Petro-Canada increases investment in oil sands
But company plans to lower its financial outlay for natural gas production in Western Canada
NORVAL SCOTT
December 14, 2007
CALGARY -- Petro-Canada has joined the parade of Canadian companies that are raising their total spending next year, but also cutting exploration in Alberta's conventional oil and gas sector.
Calgary-based Petrocan said it will spend $5.3-billion in 2008, a 28-per-cent increase over 2007, and the most so far for the company, as it steps up its Fort Hills oil sands project and increases spending in Libya and off Canada's East Coast.
However, Petrocan will reduce its spending on natural gas production in Western Canada from $540-million to $415-million, following a swathe of firms who have toned down their plans in Alberta because of low gas prices, higher costs and the province's proposed new royalty structure.

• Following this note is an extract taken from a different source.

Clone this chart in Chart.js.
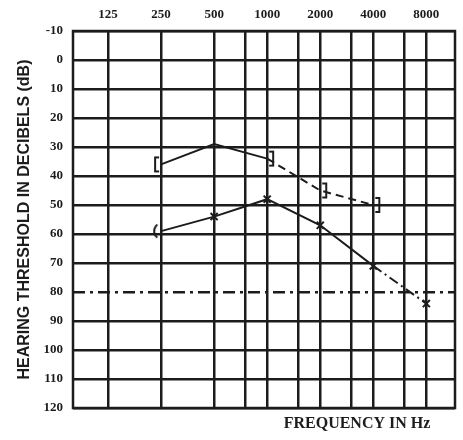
<!DOCTYPE html>
<html>
<head>
<meta charset="utf-8">
<script src="https://cdn.jsdelivr.net/npm/chart.js@4.4.1/dist/chart.umd.min.js"></script>
<style>
  html, body { margin: 0; padding: 0; background: #fff; }
  #wrap { width: 463px; height: 440px; }
</style>
</head>
<body>
<div id="wrap"><canvas id="audiogram"></canvas></div>
<script>
// grid lines (Hz) and the labelled octaves
const freqTicks = [125, 250, 500, 750, 1000, 1500, 2000, 3000, 4000, 6000, 8000];
const freqLabels = ['125', '250', '500', '1000', '2000', '4000', '8000'];
const dbTicks = [-10, 0, 10, 20, 30, 40, 50, 60, 70, 80, 90, 100, 110, 120];

// upper trace (bracket marks)
const upperFreqs = [250, 500, 1000, 2000, 4000];
const upperDb = [36, 29, 34, 45, 50];
const upperMarks = ['[', '', ']', ']', ']'];

// lower trace (x marks)
const lowerFreqs = [250, 500, 1000, 2000, 4000, 8000];
const lowerDb = [59, 54, 48, 57, 71, 84];
const lowerMarks = ['(', 'x', 'x', 'x', 'x', 'x'];

const yTitle = 'HEARING THRESHOLD IN DECIBELS (dB)';
const xTitle = 'FREQUENCY IN Hz';

const ink = '#1c1c1c';
const oct = f => Math.log2(f / 125);
const xMin = -0.66, xMax = 6.54;

function markCanvas(kind) {
  const c = document.createElement('canvas');
  c.width = 18; c.height = 20;
  const g = c.getContext('2d');
  g.strokeStyle = ink;
  g.lineWidth = 2;
  g.beginPath();
  if (kind === '[') {
    g.moveTo(7, 3); g.lineTo(3, 3); g.lineTo(3, 17); g.lineTo(7, 17);
  } else if (kind === ']') {
    g.moveTo(11, 3); g.lineTo(15, 3); g.lineTo(15, 17); g.lineTo(11, 17);
  } else if (kind === '(') {
    g.arc(10, 10, 8, Math.PI * 0.7, Math.PI * 1.3);
  }
  g.stroke();
  return c;
}

function styleFor(m) {
  if (m === 'x') return 'crossRot';
  if (m === '') return 'circle';
  return markCanvas(m);
}

// outer frame + bottom-right axis caption
const frame = {
  id: 'frame',
  beforeDatasetsDraw(chart) {
    const { ctx, chartArea: a } = chart;
    ctx.save();
    ctx.strokeStyle = ink;
    ctx.lineWidth = 2.5;
    ctx.strokeRect(a.left, a.top, a.right - a.left, a.bottom - a.top);
    ctx.restore();
  },
  afterDraw(chart) {
    const ctx = chart.ctx;
    const xs = chart.scales.x;
    ctx.save();
    ctx.font = 'bold 16px "Liberation Serif"';
    ctx.fillStyle = ink;
    ctx.textAlign = 'right';
    ctx.textBaseline = 'middle';
    ctx.fillText(xTitle, xs.getPixelForValue(oct(8000)) + 4, chart.chartArea.bottom + 16);
    ctx.restore();
  }
};

const ctx = document.getElementById('audiogram').getContext('2d');
new Chart(ctx, {
  type: 'line',
  data: {
    datasets: [
      {
        data: upperFreqs.map((f, i) => ({ x: oct(f), y: upperDb[i] })),
        borderColor: ink,
        borderWidth: 2,
        pointStyle: upperMarks.map(styleFor),
        pointRadius: upperMarks.map(m => (m ? 6 : 0)),
        pointBorderColor: ink,
        pointBorderWidth: 2,
        segment: {
          borderDash: c => (c.p0DataIndex >= 2 ? [8, 5] : [])
        }
      },
      {
        data: lowerFreqs.map((f, i) => ({ x: oct(f), y: lowerDb[i] })),
        borderColor: ink,
        borderWidth: 2,
        pointStyle: lowerMarks.map(styleFor),
        pointRadius: 5,
        pointBorderColor: ink,
        pointBorderWidth: 2,
        segment: {
          borderDash: c => (c.p0DataIndex >= 4 ? [10, 4, 2, 4] : [])
        }
      }
    ]
  },
  options: {
    responsive: true,
    maintainAspectRatio: false,
    animation: false,
    layout: { padding: { top: 0, right: 8, bottom: 32, left: 0 } },
    plugins: { legend: { display: false }, tooltip: { enabled: false } },
    scales: {
      x: {
        type: 'linear',
        position: 'top',
        min: xMin,
        max: xMax,
        afterBuildTicks: s => {
          s.ticks = freqTicks.map(oct).map(v => ({ value: v }));
        },
        afterFit: s => { s.height = 31; },
        ticks: {
          autoSkip: false,
          maxRotation: 0,
          padding: 9,
          color: ink,
          font: { family: '"Liberation Serif"', size: 13, weight: 'bold' },
          callback: v => {
            const f = String(Math.round(125 * Math.pow(2, v)));
            return freqLabels.includes(f) ? f : '';
          }
        },
        grid: { color: ink, lineWidth: 2.5, drawTicks: false },
        border: { display: false }
      },
      y: {
        reverse: true,
        min: dbTicks[0],
        max: dbTicks[dbTicks.length - 1],
        afterBuildTicks: s => { s.ticks = dbTicks.map(v => ({ value: v })); },
        afterFit: s => { s.width = 73; },
        ticks: {
          padding: 10,
          color: ink,
          font: { family: '"Liberation Serif"', size: 13, weight: 'bold' }
        },
        grid: { color: ink, lineWidth: 2.5, drawTicks: false },
        border: {
          display: false,
          dash: c => (c.tick && c.tick.value === 80 ? [12, 5, 3, 5] : [])
        },
        title: {
          display: true,
          text: yTitle,
          color: ink,
          font: { family: '"Liberation Sans"', size: 16, weight: 'bold' },
          padding: { top: 15, bottom: 0 }
        }
      }
    }
  },
  plugins: [frame]
});
</script>
</body>
</html>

Petrocan also estimates that its oil and gas production will fall because of natural declines in Canadian output, from between 400,000 to 420,000 barrels of oil equivalent a day in 2007, to between 390,000 to 420,000 b/d in 2008.
"Our natural gas [exploration] is shifting away from Western Canada due to the maturity of the basin ... while the strategic shift was planned, it has been accelerated by factors like changes to Alberta's royalty structure," chief executive officer Ron Brenneman said in a conference call. "Upstream production will probably stay at around this range until our next major projects come on stream."
Earlier yesterday, Husky Energy said it is increasing spending by 28 per cent as it targets oil sands and international opportunities, but it is reducing its budget for conventional oil and gas in Alberta. EnCana Corp., Canada's largest energy company, outlined similar plans earlier this week.
Petrocan has previously outlined five projects - its Fort Hills and Mackay River oil sands developments, its plans to convert its Edmonton and Montreal refineries to take more heavy crude, and increased gas production in Syria - as its major engines for growth, and also said earlier this week that it plans to increase investment substantially in Libya as it seeks to double its production in that country in five to seven years.
However, while the company previously expected to give the go-ahead to the Mackay River oil sands project in 2008, that might now be delayed by several months. Mr. Brenneman estimated that Alberta's new royalty regime will reduce the project's rate of return by around 2 per cent. The company will now look at the potential for integrating more of Mackay River with Fort Hills to improve the project's economics.
"The economics for in situ projects have always been challenging," Mr. Brenneman said. "We've decided to take more time." As well as the changes to Mackay River, Petrocan has increased the expected cost of retooling the Edmonton refinery to $2.2-billion from $2-billion.
Mr. Brenneman also denied that Petrocan's decision this week to pay $1.72-billion (U.S.) to buy out hedging contracts on its share of production from the Buzzard field in the North Sea was a bet that oil prices will remain high, as suggested by several analysts.
"We did that principally as our capital program through 2009 and 2010 will exceed our cash flow, so we're going to be in the market borrowing [at that time]," he said. "We wanted our cash sheet to be absolutely clean to facilitate that borrowing."